贈答文化を考えるⅠ
今年もお歳暮の季節がやって来た。
毎年、定期的にくださる方、こちらからお贈りする方、行ったり来たりの季節である。
以前、父が税理士事務所を開業してしばらく経った頃(昭和の時代、もうかなり昔の話ですが・・)お中元お歳暮の数が年々増えていくのがわかった。
いただいたものは取りあえず、床の間の辺りに積み重ねていくのだが、その数が年を重ねるごとに半端じゃなくなっていったのを記憶している。
「税理士という職業は、随分いただきものが多いんだな・・・」
と思ったものだった。
私や弟が大学生の頃、夏休みや冬休み、帰省した際には倉庫にたまりにたまったビールを毎日4,5本ずつ飲み干していくのが日課みたいなものだった。

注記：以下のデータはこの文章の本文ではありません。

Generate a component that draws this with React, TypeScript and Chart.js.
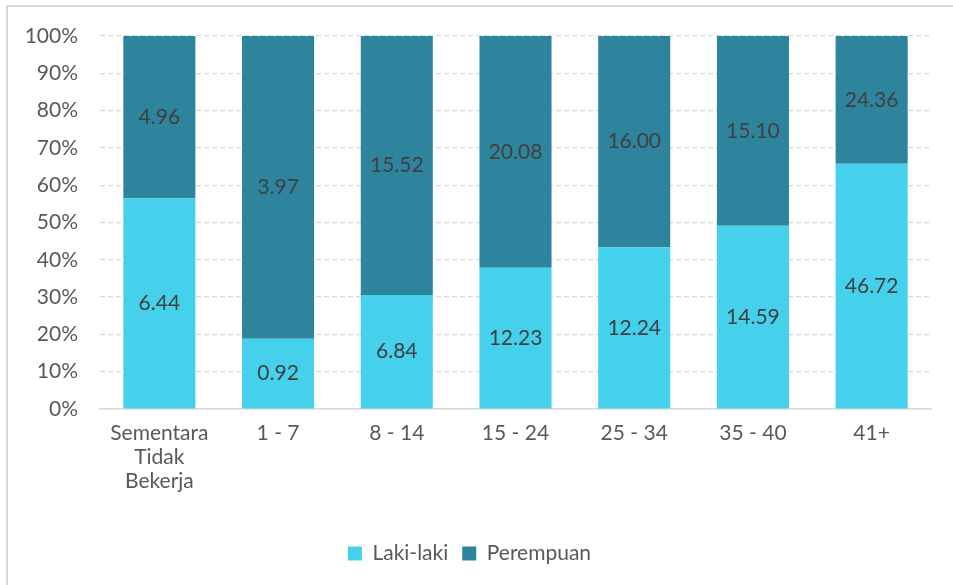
import React, { useEffect, useRef } from "react";
import { Chart, registerables } from "chart.js";

Chart.register(...registerables);

const categories: (string | string[])[] = [
  ["Sementara", "Tidak", "Bekerja"],
  "1 - 7",
  "8 - 14",
  "15 - 24",
  "25 - 34",
  "35 - 40",
  "41+",
];
const lakiLaki = [6.44, 0.92, 6.84, 12.23, 12.24, 14.59, 46.72];
const perempuan = [4.96, 3.97, 15.52, 20.08, 16.0, 15.1, 24.36];
const seriesNames = ["Laki-laki", "Perempuan"];
const yTicks = [0, 10, 20, 30, 40, 50, 60, 70, 80, 90, 100];

const FONT = "Lato, 'Open Sans', sans-serif";
const FS = 21;

export default function App() {
  const ref = useRef<HTMLCanvasElement>(null);
  useEffect(() => {
    if (!ref.current) return;
    const totals = lakiLaki.map((v, i) => v + perempuan[i]);
    const lakiPct = lakiLaki.map((v, i) => (v / totals[i]) * 100);
    const perPct = perempuan.map((v, i) => (v / totals[i]) * 100);
    const raw = [lakiLaki, perempuan];

    const labelPlugin = {
      id: "segLabels",
      afterDatasetsDraw(chart: any) {
        const ctx = chart.ctx;
        ctx.save();
        ctx.font = `${FS}px ${FONT}`;
        ctx.fillStyle = "#404040";
        ctx.textAlign = "center";
        ctx.textBaseline = "middle";
        chart.data.datasets.forEach((ds: any, di: number) => {
          const meta = chart.getDatasetMeta(di);
          meta.data.forEach((el: any, i: number) => {
            const cy = (el.y + el.base) / 2;
            ctx.fillText(raw[di][i].toFixed(2), el.x, cy);
          });
        });
        ctx.restore();
      },
    };

    const chart = new Chart(ref.current, {
      type: "bar",
      data: {
        labels: categories as any,
        datasets: [
          {
            label: seriesNames[0],
            data: lakiPct,
            backgroundColor: "#45D0EC",
            barPercentage: 0.607,
            categoryPercentage: 1,
          },
          {
            label: seriesNames[1],
            data: perPct,
            backgroundColor: "#2E849C",
            barPercentage: 0.607,
            categoryPercentage: 1,
          },
        ],
      },
      options: {
        animation: false,
        responsive: false,
        layout: { padding: { left: 0, right: 22, top: 29, bottom: 10 } },
        plugins: {
          tooltip: { enabled: false },
          legend: {
            position: "bottom",
            labels: {
              font: { family: FONT, size: FS },
              color: "#595959",
              boxWidth: 14,
              boxHeight: 14,
              padding: 14,
            },
          },
        },
        scales: {
          x: {
            stacked: true,
            grid: { display: false },
            border: { color: "#d9d9d9", width: 1.5 },
            afterFit(axis: any) {
              axis.height = 120;
            },
            ticks: {
              font: { family: FONT, size: FS, lineHeight: 1.15 },
              color: "#595959",
              maxRotation: 0,
              autoSkip: false,
              padding: 4,
            },
          },
          y: {
            stacked: true,
            min: 0,
            max: 100,
            afterFit(axis: any) {
              axis.width = 92;
              axis.paddingTop = 0;
              axis.paddingBottom = 0;
            },
            afterBuildTicks(axis: any) {
              axis.ticks = yTicks.map((v) => ({ value: v }));
            },
            grid: { color: "#d9d9d9", lineWidth: 1.2, drawTicks: false },
            border: { display: false, dash: [5, 3] },
            ticks: {
              font: { family: FONT, size: FS },
              color: "#595959",
              padding: 22,
              callback: (v: any) => v + "%",
            },
          },
        },
      },
      plugins: [labelPlugin],
    });
    return () => chart.destroy();
  }, []);

  return (
    <div
      style={{
        position: "absolute",
        left: 6,
        top: 5,
        width: 960,
        height: 600,
        border: "2px solid #d9d9d9",
        boxSizing: "border-box",
        background: "#fff",
      }}
    >
      <canvas ref={ref} width={945} height={577} style={{ display: "block" }} />
    </div>
  );
}
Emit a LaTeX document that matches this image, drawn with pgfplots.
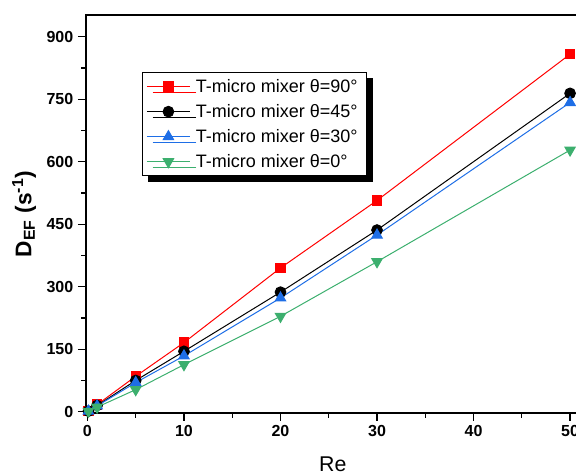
\documentclass[border=0pt]{standalone}
\usepackage{pgfplots}
\pgfplotsset{compat=1.18}
\usepackage{fontspec}
\setmainfont{Liberation Sans}
\usetikzlibrary{shadows}
\definecolor{mred}{RGB}{255,0,0}
\definecolor{mblue}{RGB}{30,110,230}
\definecolor{mgreen}{RGB}{60,175,110}
\begin{document}
\begin{tikzpicture}
% the reference is cut off on the right, so clip to its frame
\path[use as bounding box, clip] (-64.5pt,-46.5pt) rectangle (367.5pt,309.75pt);
\begin{axis}[
  scale only axis, width=370.3pt, height=298.5pt,
  xmin=-0.15, xmax=51, ymin=-3, ymax=952,
  xtick={0,10,...,50}, minor x tick num=1,
  ytick={0,150,...,900}, minor y tick num=1,
  xtick pos=bottom, ytick pos=left, tick align=outside,
  major tick length=6pt, minor tick length=3.5pt,
  every tick/.style={black, line width=0.9pt},
  axis line style={line width=1pt},
  /pgf/number format/assume math mode=true,
  ticklabel style={font=\bfseries\fontsize{12}{14}\selectfont},
  xlabel={Re}, ylabel={\textbf{D\textsubscript{EF} (s\textsuperscript{-1})}},
  xlabel style={font=\fontsize{16}{18}\selectfont, yshift=-8pt},
  ylabel style={font=\fontsize{17}{19}\selectfont, yshift=1pt},
  legend cell align=left,
  legend style={at={(0.113,0.857)}, anchor=north west, draw=black, line width=0.75pt,
    font=\fontsize{13.5}{16}\selectfont, row sep=3.5pt, inner sep=3pt,
    nodes={inner xsep=4pt},
    drop shadow={shadow xshift=4.5pt, shadow yshift=-4.5pt, fill=black, opacity=1}},
  legend image code/.code={\draw[mark repeat=2,mark phase=2] plot coordinates {(0cm,0cm)(0.57cm,0cm)(1.14cm,0cm)};},
]
\addplot[mred, line width=0.75pt, mark=square*, mark size=3.5pt] coordinates {
  (0.1,1.7) (1,17) (5,85) (10,166) (20,345) (30,507) (50,858)};
\addlegendentry{T-micro mixer θ=90°}
\addplot[black, line width=0.75pt, mark=*, mark size=4pt] coordinates {
  (0.1,1.5) (1,15) (5,75) (10,145) (20,287) (30,436) (50,764)};
\addlegendentry{T-micro mixer θ=45°}
\addplot[mblue, line width=0.75pt, mark=triangle*, mark size=4.5pt] coordinates {
  (0.1,1.4) (1,14) (5,70) (10,134) (20,273) (30,424) (50,742)};
\addlegendentry{T-micro mixer θ=30°}
\addplot[mgreen, line width=0.75pt, mark=triangle*, mark options={rotate=180}, mark size=4.5pt] coordinates {
  (0.1,1.1) (1,11) (5,53) (10,113) (20,229) (30,360) (50,628)};
\addlegendentry{T-micro mixer θ=0°}
\end{axis}
\end{tikzpicture}
\end{document}
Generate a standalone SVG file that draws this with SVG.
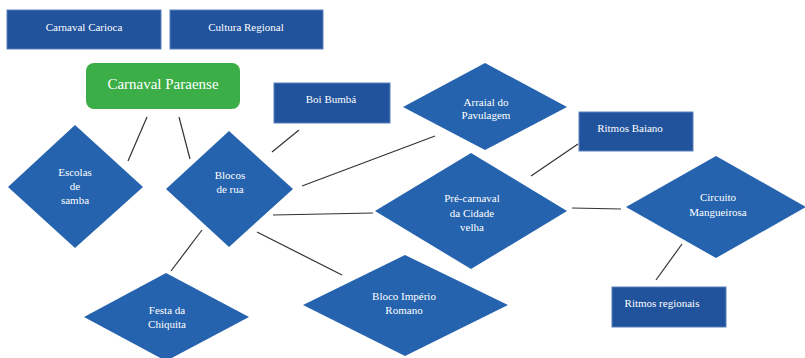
<svg xmlns="http://www.w3.org/2000/svg" width="805" height="358" viewBox="0 0 805 358">
<style>
.box{fill:#21529c;stroke:#5a80bb;stroke-width:1}
.dia{fill:#2563ae}
text{font-family:'Liberation Serif','Tinos','Times New Roman','DejaVu Serif',serif;font-size:11px;fill:#ffffff;text-anchor:middle}
.big{font-size:15px}
.c line{stroke:#333333;stroke-width:1.2}
</style>
<rect width="805" height="358" fill="#ffffff"/>
<g class="c" id="connectors">
<line x1="147" y1="117" x2="128" y2="161"/>
<line x1="179" y1="117" x2="190" y2="159"/>
<line x1="299" y1="130" x2="272" y2="152"/>
<line x1="302" y1="186" x2="435" y2="136"/>
<line x1="273" y1="215" x2="373" y2="213"/>
<line x1="202" y1="230" x2="171" y2="271"/>
<line x1="257" y1="232" x2="342" y2="275"/>
<line x1="531" y1="176" x2="578" y2="144"/>
<line x1="572" y1="208" x2="621" y2="209"/>
<line x1="682" y1="244" x2="656" y2="280"/>
</g>
<g id="carnaval-carioca"><rect class="box" x="7" y="10" width="154" height="39"/><text x="84" y="31">Carnaval Carioca</text></g>
<g id="cultura-regional"><rect class="box" x="170" y="10" width="153" height="39"/><text x="246" y="31">Cultura Regional</text></g>
<g id="carnaval-paraense"><rect x="86" y="63" width="154" height="46" rx="8" fill="#3cae47"/><text class="big" x="163" y="89">Carnaval Paraense</text></g>
<g id="boi-bumba"><rect class="box" x="274" y="83" width="116" height="40"/><text x="331" y="103">Boi Bumbá</text></g>
<g id="escolas"><polygon class="dia" points="75,125 143,187 75,248 8,187"/><text x="75" y="176">Escolas</text><text x="75" y="190">de</text><text x="75" y="204">samba</text></g>
<g id="blocos"><polygon class="dia" points="229,131 293,189 229,247 166,189"/><text x="230" y="179">Blocos</text><text x="230" y="193">de rua</text></g>
<g id="festa"><polygon class="dia" points="166,273 249,317 166,361 84,317"/><text x="167" y="314">Festa da</text><text x="167" y="328">Chiquita</text></g>
<g id="imperio"><polygon class="dia" points="405,255 508,305 405,356 303,305"/><text x="404" y="300">Bloco Império</text><text x="404" y="314">Romano</text></g>
<g id="arraial"><polygon class="dia" points="485,63 567,107 485,150 403,107"/><text x="486" y="106">Arraial do</text><text x="486" y="119">Pavulagem</text></g>
<g id="ritmos-baiano"><rect class="box" x="579" y="112" width="114" height="39"/><text x="630" y="132">Ritmos Baiano</text></g>
<g id="pre-carnaval"><polygon class="dia" points="471,153 567,211 471,269 375,211"/><text x="472" y="202">Pré-carnaval</text><text x="472" y="217">da Cidade</text><text x="472" y="231">velha</text></g>
<g id="circuito"><polygon class="dia" points="716,156 806,207 716,258 626,207"/><text x="718" y="201">Circuito</text><text x="718" y="216">Mangueirosa</text></g>
<g id="ritmos-regionais"><rect class="box" x="612" y="287" width="114" height="40"/><text x="662" y="307">Ritmos regionais</text></g>
</svg>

休みが終わって東京に帰る頃には、お勝手口の外は何十本もの空のビール瓶で足の踏み場もないくらいになっていた。それでも1シーズンを超えて余ったビールで倉庫は溢れていたのである。
考えてみれば、世の中は高度経済成長時代、堅調な国内消費に支えられて、日本の贈答文化が最も花開いた時代だったのかも知れない。
当時は、そんな現象にあまり疑問もなく「こんなもの」と思っていたのである。